Single by Lali

from the album Lali
- Language: Spanish
- Released: 22 June 2022
- Recorded: 2021
- Genre: Pop; flamenco pop; house;
- Length: 2:34
- Label: Sony
- Songwriters: Mariana Espósito; Martín D'Agosto; Mauro De Tommaso;
- Producer: Mauro De Tommaso;

Lali singles chronology
| "Cuanto Antes" (2022) | "N5" (2022) | "2 Son 3" (2022) |

Music video
- "N5" on YouTube

= N5 (song) =

2022 single by Lali

"N5" is a song recorded by Argentine singer Lali. The song was released by Sony Music Argentina on 22 June 2022, as the fourth single from Lali's fifth studio album, Lali (2023). The song was written by Lali, Martín D'Agosto and its producer Mauro De Tommaso. The song's title references the famous perfume Chanel No. 5 by Coco Chanel.

==Lyrics and composition==
"N5" is a pop song with elements of house and flamenco. The incorporation of elements of Spanish culture into her music is only natural as Lali had settled in Spain between 2019 and 2022 to film Sky Rojo. In fact, Lautaro Furiolo, the director of the single's music video, revealed that Lali wrote the song with the Madrilenian night in mind. Its lyrics find Lali describing a same-sex relationship for the first time after coming out as bisexual some years before.

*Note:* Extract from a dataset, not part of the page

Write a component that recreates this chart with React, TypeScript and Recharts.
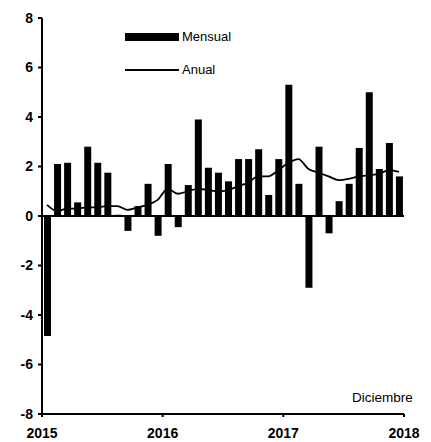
import React from "react";
import { ComposedChart, Bar, Line, XAxis, YAxis, ReferenceLine, Legend } from "recharts";

const FONT = "'Liberation Sans', Arial, Helvetica, sans-serif";

const YEARS = ["2015", "2016", "2017", "2018"];
const YEAR_TICKS = [0, 12, 24, 36];
const Y_TICKS = [-8, -6, -4, -2, 0, 2, 4, 6, 8];

// variación mensual, ene-2015 .. dic-2017
const MENSUAL = [
  -4.85, 2.1, 2.15, 0.55, 2.8, 2.15, 1.75, 0.05, -0.6, 0.4, 1.3, -0.8,
  2.1, -0.45, 1.25, 3.9, 1.95, 1.75, 1.4, 2.3, 2.3, 2.7, 0.85, 2.3,
  5.3, 1.3, -2.9, 2.8, -0.7, 0.6, 1.3, 2.75, 5.0, 1.9, 2.95, 1.6,
];

// variación anual
const ANUAL = [
  0.45, 0.2, 0.3, 0.3, 0.35, 0.35, 0.4, 0.4, 0.25, 0.35, 0.45, 0.65,
  1.1, 0.9, 1.0, 1.1, 1.05, 1.0, 1.05, 1.2, 1.35, 1.6, 1.6, 1.85,
  2.15, 2.3, 1.9, 1.75, 1.6, 1.45, 1.5, 1.6, 1.65, 1.7, 1.85, 1.78,
];

const data = MENSUAL.map((m, i) => ({ x: i + 0.5, mensual: m, anual: ANUAL[i] }));

function LegendBox() {
  const row = { display: "flex", alignItems: "center", fontSize: 13, color: "#000", fontFamily: FONT };
  return (
    <div style={{ position: "absolute", left: 125, top: 29 }}>
      <div style={row}>
        <span style={{ display: "inline-block", width: 54, height: 8, background: "#000", marginRight: 3 }} />
        Mensual
      </div>
      <div style={{ ...row, marginTop: 18 }}>
        <span style={{ display: "inline-block", width: 54, height: 2, background: "#000", marginRight: 3 }} />
        Anual
      </div>
    </div>
  );
}

export default function App() {
  return (
    <div style={{ position: "absolute", left: 0, top: 0, width: 431, height: 442, background: "#fff", fontFamily: FONT }}>
      <ComposedChart width={431} height={442} data={data}
        margin={{ top: 18, right: 27, left: 0, bottom: 0 }}>
        <XAxis type="number" dataKey="x" domain={[0, 36]} ticks={YEAR_TICKS}
          tickFormatter={(v: number) => YEARS[YEAR_TICKS.indexOf(v)]}
          height={28} tickSize={3} tickMargin={11}
          axisLine={{ stroke: "#000", strokeWidth: 2 }} tickLine={{ stroke: "#000", strokeWidth: 2 }}
          tick={{ fontSize: 14, fontWeight: 700, fill: "#000", fontFamily: FONT }} />
        <YAxis type="number" domain={[-8, 8]} ticks={Y_TICKS} width={42} interval={0}
          tickSize={4} tickMargin={5}
          axisLine={{ stroke: "#000", strokeWidth: 2 }} tickLine={{ stroke: "#000", strokeWidth: 2 }}
          tick={{ fontSize: 14, fontWeight: 700, fill: "#000", fontFamily: FONT }} />
        <ReferenceLine y={0} stroke="#000" strokeWidth={2} />
        <Bar dataKey="mensual" fill="#000" barSize={7} isAnimationActive={false} />
        <Line dataKey="anual" type="monotone" stroke="#000" strokeWidth={1.8} dot={false} isAnimationActive={false} />
        <Legend content={() => null} />
      </ComposedChart>
      <LegendBox />
      <div style={{ position: "absolute", left: 352, top: 390, fontSize: 13.5, color: "#000", fontFamily: FONT }}>
        Diciembre
      </div>
    </div>
  );
}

==Background and release==
The song was released on 22 June 2022, one day before Lali kicked off her Disciplina Tour. Once "N5" was released, fans and the media were quick to relate the song to the Spanish singer Lola Indigo. Some months before, Lali and Lola had been recorded kissing at a party, which had made the headlines of numerous magazines and news portals. These rumors spread rapidly as the lyrics of the song mention find Lali and a mysterious woman being recorded while making out at a party and appearing on cover pages afterwards. After much speculation, Lali confirmed that the inspiration behind the song was indeed Lola Indigo. The Spanish singer also commented on the song and mentioned that she keeps a nice friendship with Lali.

==Music video==
The accompanying music video for "N5" was released together with the single on 22 June 2022. Directed by Lautaro Furiolo and filmed at the Coliseo Theater in Lomas de Zamora, Argentina, the clip sees Lali showing herself off as an actress in a story full of glamour, seduction and an Iberian imprint. The video features guest appearances by Leonardo Sbaraglia and Verónica Llinás, with whom Lali had previously worked in The Accused (2018) and El Fin del Amor (2022), respectively.

===Synopsis===
At the beginning of the clip, Lali enters a hotel parlour where an elegant dinner is taking place. In one of the many gambling tables, Llinás is accompanied by a woman who catches the attention of Lali. After exchanging glances, both women leave the room and carry out a choreography in a private place. Later, they leave the hotel and dance together with a ten of other diverse dancers. Towards the end of the clip, it is revealed that everything had taken place in Lali's mind as Sbaraglia enters the room and exchange complicit looks with her. The woman then receives a tarot card, which is believed symbolizes an invitation to join Lali and Sbaraglia on their hotel room.

==Commercial performance==
"N5" became an instant success in Argentina and Uruguay. In Argentina, the song reached the seventeenth spot on Spotify's Argentina Top 200 chart, the highest position ever for any Lali song. The song debuted at number 86 on the Billboard Argentina Hot 100 and surged to number 14 on the following week. Eventually, the song entered the chart's top ten at number nine, marking Lali's highest charting song since the chart's debut in October 2018 and her first ever top ten entry. In August 2022, the single received a gold certification in Argentina.

==Charts==

===Weekly charts===

| Chart (2022) | Peak position |
|---|---|
| Argentina Hot 100 (Billboard) | 9 |
| Argentina Airplay (Monitor Latino) | 1 |
| Argentina Latin Airplay (Monitor Latino) | 1 |
| Argentina National Songs (Monitor Latino) | 1 |
| Chile Pop Airplay (Monitor Latino) | 16 |
| Peru Pop Airplay (Monitor Latino) | 14 |
| Uruguay Airplay (Monitor Latino) | 6 |
| Uruguay Latin Airplay (Monitor Latino) | 6 |

===Year-end charts===

2022 year-end chart performance for "N5"
| Chart (2022) | Position |
|---|---|
| Argentina Airplay (Monitor Latino) | 44 |
| Argentina Latin Airplay (Monitor Latino) | 33 |
| Uruguay Airplay (Monitor Latino) | 52 |
| Uruguay Latin Airplay (Monitor Latino) | 44 |

==Certifications==

| Region | Certification | Certified units/sales |
| Argentina (CAPIF) | Gold | 10,000^{‡} |
^{‡} Sales+streaming figures based on certification alone.